Which panel pc is better for industrial?
The CPU is the heart of every industrial computer, and it is responsible for the overall performance of the industrial computing solution that you choose. As such, it is essential to select a processor capable of handling any of the tasks and workloads that you throw at it.
People often want to cut corners when it comes to the CPU to save on an industrial computer’s overall cost. However, choosing a processor that is not powerful enough can result in sluggish performance, slowing down your workflow and causing downtime. So, when choosing the CPU that’s right for your industrial PC, you should select an option that is powerful enough to ensure a steady and uninterrupted workflow.
The industrial PC that you choose will depend on the environment in which the PC will be deployed. Some choose to deploy regular desktop PCs in environments that are exposed to extreme temperatures, shocks, vibration, dust, and debris and then wonder why the PC failed so quickly. Such environments require an industrial computer that can handle the volatile environment in which the system will be deployed.
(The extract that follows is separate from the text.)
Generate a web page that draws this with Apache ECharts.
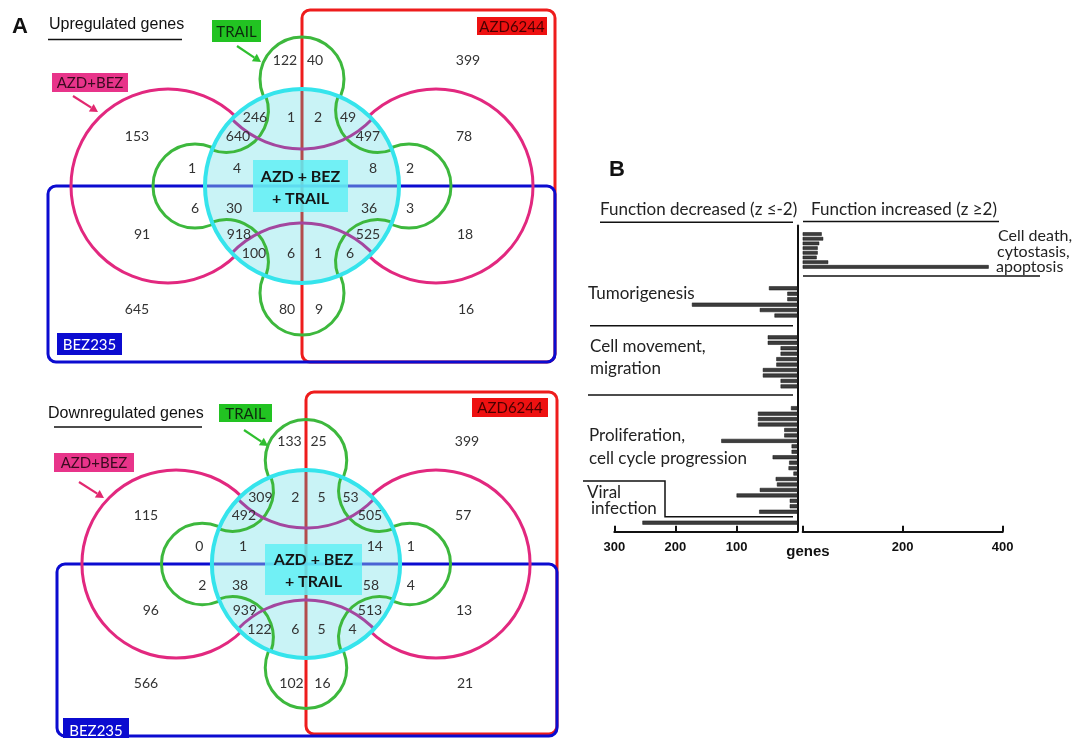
<!DOCTYPE html>
<html>
<head>
<meta charset="utf-8">
<script src="https://cdn.jsdelivr.net/npm/echarts@6/dist/echarts.min.js"></script>
<style>
  html, body { margin: 0; background: #fff; }
  #main { width: 1085px; height: 738px; }
</style>
</head>
<body>
<div id="main"></div>
<script>
// ---- A: Venn counts (same region order for both diagrams) ----
const upCounts = [122, 40, 399, 246, 1, 2, 49, 153, 640, 497, 78, 1, 4, 8, 2, 6, 30, 36, 3, 91, 918, 525, 18, 100, 6, 1, 6, 645, 80, 9, 16]
const downCounts = [133, 25, 399, 309, 2, 5, 53, 115, 492, 505, 57, 0, 1, 14, 1, 2, 38, 58, 4, 96, 939, 513, 13, 122, 6, 5, 4, 566, 102, 16, 21]

// ---- B: number of genes per function (z-score groups) ----
const tumorigenesis = [47, 17, 17, 173, 62, 38]
const cellMovement = [49, 49, 28, 28, 35, 35, 57, 57, 28, 28]
const proliferation = [11, 65, 65, 65, 22, 22, 125, 10, 10, 41, 14, 15, 7, 36, 34, 62, 100, 13, 13, 63]
const viralInfection = [254]
const cellDeath = [38, 41, 33, 30, 30, 28, 51, 372]
const decreasedTicks = [0, 100, 200, 300]
const increasedTicks = [0, 200, 400]

// 颜色
const RED = '#ee1c1c'
const BLUE = '#0b0bd0'
const PINK = '#e2287f'
const GREEN = '#3db83d'
const CYAN = '#35e4ec'
const CYANFILL = '#c9f3f6'
const PURPLE = '#a3479f'
const TXT = 'Lato, "Open Sans", sans-serif'

// region label offsets from the diagram centre (layout only)
const regionPos = [
  [-17, -126], [13, -126], [166, -126],
  [-47, -69], [-11, -69], [16, -69], [46, -69],
  [-165, -50], [-64, -50], [66, -50], [162, -50],
  [-110, -18], [-65, -18], [71, -18], [108, -18],
  [-107, 22], [-68, 22], [67, 22], [108, 22],
  [-160, 48], [-63, 48], [66, 48], [163, 48],
  [-48, 67], [-11, 67], [16, 67], [48, 67],
  [-165, 123], [-15, 123], [17, 123], [164, 123],
]

function text(x, y, str, o) {
  o = o || {}
  return {
    type: 'text', x: x, y: y,
    style: {
      text: str, fill: o.color || '#333', font: o.font || ('14px ' + TXT),
      align: o.align || 'center', verticalAlign: 'middle',
    },
  }
}
function line(x1, y1, x2, y2, color, w, op) {
  return {
    type: 'line', shape: { x1, y1, x2, y2 },
    style: { stroke: color, lineWidth: w || 2, opacity: op == null ? 1 : op },
  }
}
function arrow(a, color) {
  const [x1, y1, x2, y2] = a
  const ang = Math.atan2(y2 - y1, x2 - x1)
  const L = 8, W = 4.5
  const bx = x2 - L * Math.cos(ang), by = y2 - L * Math.sin(ang)
  return [
    line(x1, y1, bx, by, color, 2.2),
    {
      type: 'polygon',
      shape: { points: [[x2, y2], [bx + W * Math.sin(ang), by - W * Math.cos(ang)], [bx - W * Math.sin(ang), by + W * Math.cos(ang)]] },
      style: { fill: color },
    },
  ]
}
function labelBox(b, fill, str, color) {
  return [
    { type: 'rect', shape: { x: b[0], y: b[1], width: b[2] - b[0], height: b[3] - b[1] }, style: { fill: fill } },
    text((b[0] + b[2]) / 2, (b[1] + b[3]) / 2 + 1, str, { color: color, font: '15px ' + TXT }),
  ]
}

// 画一个四集合韦恩图
function venn(L, counts) {
  const { cx, cy, s } = L
  const R = 97 * s, pd = 107 * s, pr = 42 * s, bd = 134 * s, br = 97 * s
  const g = []
  const box = (b, color) => ({
    type: 'rect', shape: { x: b[0], y: b[1], width: b[2] - b[0], height: b[3] - b[1], r: 8 },
    style: { fill: 'none', stroke: color, lineWidth: 3 },
  })
  g.push(box(L.red, RED))
  g.push(box(L.blue, BLUE))
  // AZD+BEZ big circles
  ;[-1, 1].forEach((k) => {
    g.push({ type: 'circle', shape: { cx: cx + k * bd, cy: cy, r: br }, style: { fill: 'none', stroke: PINK, lineWidth: 3 } })
  })
  // TRAIL petals
  ;[[0, -1], [0, 1], [-1, 0], [1, 0]].forEach(([a, b]) => {
    g.push({ type: 'circle', shape: { cx: cx + a * pd, cy: cy + b * pd, r: pr }, style: { fill: 'none', stroke: GREEN, lineWidth: 3 } })
  })
  // centre disc
  g.push({ type: 'circle', shape: { cx, cy, r: R }, style: { fill: CYANFILL } })
  g.push(line(cx, cy - R, cx, cy + R, '#b03a3a', 3, 0.9))
  g.push(line(cx - R, cy, cx + R, cy, '#2b3fcc', 3, 0.8))
  // diagonal TRAIL petals, only inside the disc
  const phiG = Math.acos((pd * pd + pr * pr - R * R) / (2 * pd * pr))
  ;[-3, -1, 1, 3].forEach((q) => {
    const t = (q * Math.PI) / 4
    const dir = t + Math.PI
    g.push({
      type: 'arc',
      shape: { cx: cx + pd * Math.cos(t), cy: cy + pd * Math.sin(t), r: pr, startAngle: dir - phiG, endAngle: dir + phiG, clockwise: true },
      style: { fill: 'none', stroke: GREEN, lineWidth: 3 },
    })
  })
  // AZD+BEZ arcs inside the disc
  const phiP = Math.acos((bd * bd + br * br - R * R) / (2 * bd * br))
  ;[-1, 1].forEach((k) => {
    const dir = k < 0 ? Math.PI / 2 : -Math.PI / 2
    g.push({
      type: 'arc',
      shape: { cx: cx, cy: cy + k * bd, r: br, startAngle: dir - phiP, endAngle: dir + phiP, clockwise: true },
      style: { fill: 'none', stroke: PURPLE, lineWidth: 3 },
    })
  })
  g.push({ type: 'circle', shape: { cx, cy, r: R }, style: { fill: 'none', stroke: CYAN, lineWidth: 4 } })
  // centre label
  const c = L.center
  const ccx = (c[0] + c[2]) / 2, ccy = (c[1] + c[3]) / 2
  g.push({ type: 'rect', shape: { x: c[0], y: c[1], width: c[2] - c[0], height: c[3] - c[1] }, style: { fill: '#62eff4', opacity: 0.85 } })
  g.push(text(ccx, ccy - 9.5, 'AZD + BEZ', { color: '#151515', font: 'bold 16px ' + TXT }))
  g.push(text(ccx, ccy + 12.5, '+ TRAIL', { color: '#151515', font: 'bold 16px ' + TXT }))
  // counts
  counts.forEach((v, i) => {
    g.push(text(cx + regionPos[i][0] * s, cy + regionPos[i][1] * s, String(v)))
  })
  // set labels
  g.push(...labelBox(L.trail, '#22c322', 'TRAIL', '#0d2a0d'))
  g.push(...labelBox(L.azdbez, '#e8348a', 'AZD+BEZ', '#3a0a1f'))
  g.push(...labelBox(L.azd, '#ee1111', 'AZD6244', '#4a0000'))
  g.push(...labelBox(L.bez, '#0b0bd0', 'BEZ235', '#ffffff'))
  g.push(...arrow(L.trailArrow, '#2fbf2f'))
  g.push(...arrow(L.azdArrow, '#e2286f'))
  // title
  g.push(text(L.title[0], L.title[1], L.titleText, { align: 'left', color: '#111', font: '16px "Liberation Sans", Arial, sans-serif' }))
  g.push(line(L.underline[0], L.underline[2], L.underline[1], L.underline[2], '#111', 1.5))
  return g
}

const upLayout = {
  cx: 302, cy: 186, s: 1,
  red: [302, 10, 555, 362], blue: [48, 186, 555, 362],
  center: [253, 160, 348, 212],
  trail: [212, 20, 261, 42], trailArrow: [237, 46, 261, 62],
  azdbez: [52, 73, 128, 92], azdArrow: [73, 96, 98, 112],
  azd: [477, 17, 547, 35], bez: [57, 333, 122, 355],
  title: [49, 25], titleText: 'Upregulated genes', underline: [48, 182, 39.5],
}
const downLayout = {
  cx: 306, cy: 564, s: 0.97,
  red: [306, 392, 557, 734], blue: [57, 564, 557, 736],
  center: [265, 544, 362, 595],
  trail: [219, 404, 272, 422], trailArrow: [244, 430, 268, 446],
  azdbez: [54, 453, 134, 472], azdArrow: [79, 482, 104, 498],
  azd: [472, 398, 548, 417], bez: [63, 718, 129, 742],
  title: [48, 414], titleText: 'Downregulated genes', underline: [54, 202, 427],
}

// ---- B: bar slots ----
function pad(n) { return new Array(n).fill('-') }
const decreased = [].concat(pad(11), tumorigenesis, pad(3), cellMovement, pad(3), proliferation, pad(1), viralInfection, pad(1))
const increased = [].concat(cellDeath, pad(56))
const decSlots = decreased.map((v, i) => 'd' + i)
const incSlots = increased.map((v, i) => 'i' + i)

const BTXT = '17px ' + TXT
const BTXT2 = '16px ' + TXT
const panelB = [
  text(617, 170, 'B', { color: '#111', font: 'bold 22px "Liberation Sans", Arial, sans-serif' }),
  text(600, 210, 'Function decreased (z \u2264-2)', { align: 'left', color: '#222', font: BTXT }),
  line(600, 222.3, 793, 222.3, '#111', 1.5),
  text(811, 210, 'Function increased (z \u22652)', { align: 'left', color: '#222', font: BTXT }),
  line(803, 221.5, 999, 221.5, '#111', 1.5),
  text(998, 236, 'Cell death,', { align: 'left', color: '#222', font: BTXT2 }),
  text(997, 251.5, 'cytostasis,', { align: 'left', color: '#222', font: BTXT2 }),
  text(996, 267, 'apoptosis', { align: 'left', color: '#222', font: BTXT2 }),
  line(803, 276, 1040, 276, '#111', 1.5),
  text(588, 294, 'Tumorigenesis', { align: 'left', color: '#222', font: BTXT }),
  line(590, 325.7, 793, 325.7, '#111', 1.5),
  text(590, 346.5, 'Cell movement,', { align: 'left', color: '#222', font: BTXT }),
  text(590, 369, 'migration', { align: 'left', color: '#222', font: BTXT }),
  line(588, 395, 793, 395, '#111', 1.5),
  text(589, 436, 'Proliferation,', { align: 'left', color: '#222', font: BTXT }),
  text(589, 459, 'cell cycle progression', { align: 'left', color: '#222', font: BTXT }),
  text(587, 493, 'Viral', { align: 'left', color: '#222', font: BTXT }),
  text(591, 509, 'infection', { align: 'left', color: '#222', font: BTXT }),
  { type: 'polyline', shape: { points: [[583, 481], [665, 481], [665, 516.7], [793, 516.7]] }, style: { fill: 'none', stroke: '#111', lineWidth: 1.5 } },
  text(808, 552, 'genes', { color: '#111', font: 'bold 15px "Liberation Sans", Arial, sans-serif' }),
]

const graphic = [].concat(
  [text(20, 27, 'A', { color: '#111', font: 'bold 22px "Liberation Sans", Arial, sans-serif' })],
  venn(upLayout, upCounts),
  venn(downLayout, downCounts),
  panelB
)

const axisFont = { color: '#111', fontWeight: 'bold', fontSize: 13, fontFamily: '"Liberation Sans", Arial, sans-serif', margin: 9 }
const option = {
  animation: false,
  backgroundColor: '#fff',
  grid: [
    { left: 614.3, top: 225.6, width: 183.4, height: 305.2 },
    { left: 802.7, top: 231.7, width: 200, height: 300 },
  ],
  xAxis: [
    {
      gridIndex: 0, type: 'value', min: 0, max: decreasedTicks[decreasedTicks.length - 1], interval: 100, inverse: true, offset: 1,
      splitLine: { show: false },
      axisLine: { show: true, lineStyle: { color: '#111', width: 2 } },
      axisTick: { show: true, inside: true, length: 6, lineStyle: { color: '#111', width: 2 } },
      axisLabel: Object.assign({ formatter: (v) => (v === 0 ? '' : v) }, axisFont),
    },
    {
      gridIndex: 1, type: 'value', min: 0, max: increasedTicks[increasedTicks.length - 1], interval: 200,
      splitLine: { show: false },
      axisLine: { show: true, lineStyle: { color: '#111', width: 2 } },
      axisTick: { show: true, inside: true, length: 6, lineStyle: { color: '#111', width: 2 } },
      axisLabel: Object.assign({ formatter: (v) => (v === 0 ? '' : v) }, axisFont),
    },
  ],
  yAxis: [
    {
      gridIndex: 0, type: 'category', data: decSlots, inverse: true, position: 'right',
      axisLine: { show: true, lineStyle: { color: '#111', width: 2 } },
      axisTick: { show: false }, axisLabel: { show: false }, splitLine: { show: false },
    },
    {
      gridIndex: 1, type: 'category', data: incSlots, inverse: true,
      axisLine: { show: false }, axisTick: { show: false }, axisLabel: { show: false }, splitLine: { show: false },
    },
  ],
  series: [
    {
      name: 'decreased', type: 'bar', xAxisIndex: 0, yAxisIndex: 0, data: decreased, barWidth: 4,
      itemStyle: { color: '#3d3d3d', borderColor: '#111', borderWidth: 0.5 },
    },
    {
      name: 'increased', type: 'bar', xAxisIndex: 1, yAxisIndex: 1, data: increased, barWidth: 3.6,
      itemStyle: { color: '#3d3d3d', borderColor: '#111', borderWidth: 0.5 },
    },
  ],
  graphic: graphic,
}
echarts.init(document.getElementById('main')).setOption(option)
</script>
</body>
</html>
Embedded industrial computers are designed and built with ruggedness in mind, enabling them to be deployed in environments that experience extremely hot or extremely cold temperatures, vibrations, shocks, dust, and debris.
Choosing the right industrial PC depends on the applications that you need your industrial PC to perform. For example, industrial computers are often deployed in industrial settings as workstations and HMIs (human-machine interface) in manufacturing plants, food processing plants, farms, warehouses, transportation nodes, medical institutions, hazardous locations, and a variety of other locations.
The industrial computer you choose will depend on the intensity and number of applications you want your system to perform. The greater the applications and the more demanding the software, the more compute power you will need to ensure that the system runs smoothly and reliably.
After you’ve figured out the compute power that you need, the environment in which the industrial computer will be placed, and the applications you want to run, it’s time to consider the connectivity options you want to configure your system with.
Many people often do not consider the OS until they have the system in hand, but it is extremely important to test all the parts to ensure they work together harmoniously. As such, we work very diligently with our customers to ensure that the systems work flawlessly when they receive them.
Rugged industrial computers are able to run in remote locations where stable power is not always available. This is due to the ability of industrial computers to run on DC power. Premio industrial computers can operate on a wide power range between 9 – 50 VDC, enabling industrial computers to be deployed in a wide variety of power-efficient applications. Some of the industrial computers also have a feature to toggles between pc or car mode in order to run off the 12/24VDC battery of a vehicle.
Storage, Memory, and Expansion
The last item that you should consider when choosing an industrial PC is the storage solution that your workload requires. Industrial computers can be configured with standard hard drives (HDDs) and solid-state drives (SSDs). If you need to run regular applications that do not require real-time access, you can configure your system with mechanical drives.
However, if you require high-speed access to localized storage, you should equip your system with an SSD. SSDs offer extremely fast data transfer speeds, enabling real-time data processing and decision making. Additionally, equipping a system with an SSD vs. an HDD makes the system more reliable and more resistant to frequent shocks and vibrations because there are no moving platters in SSDs that can be damaged.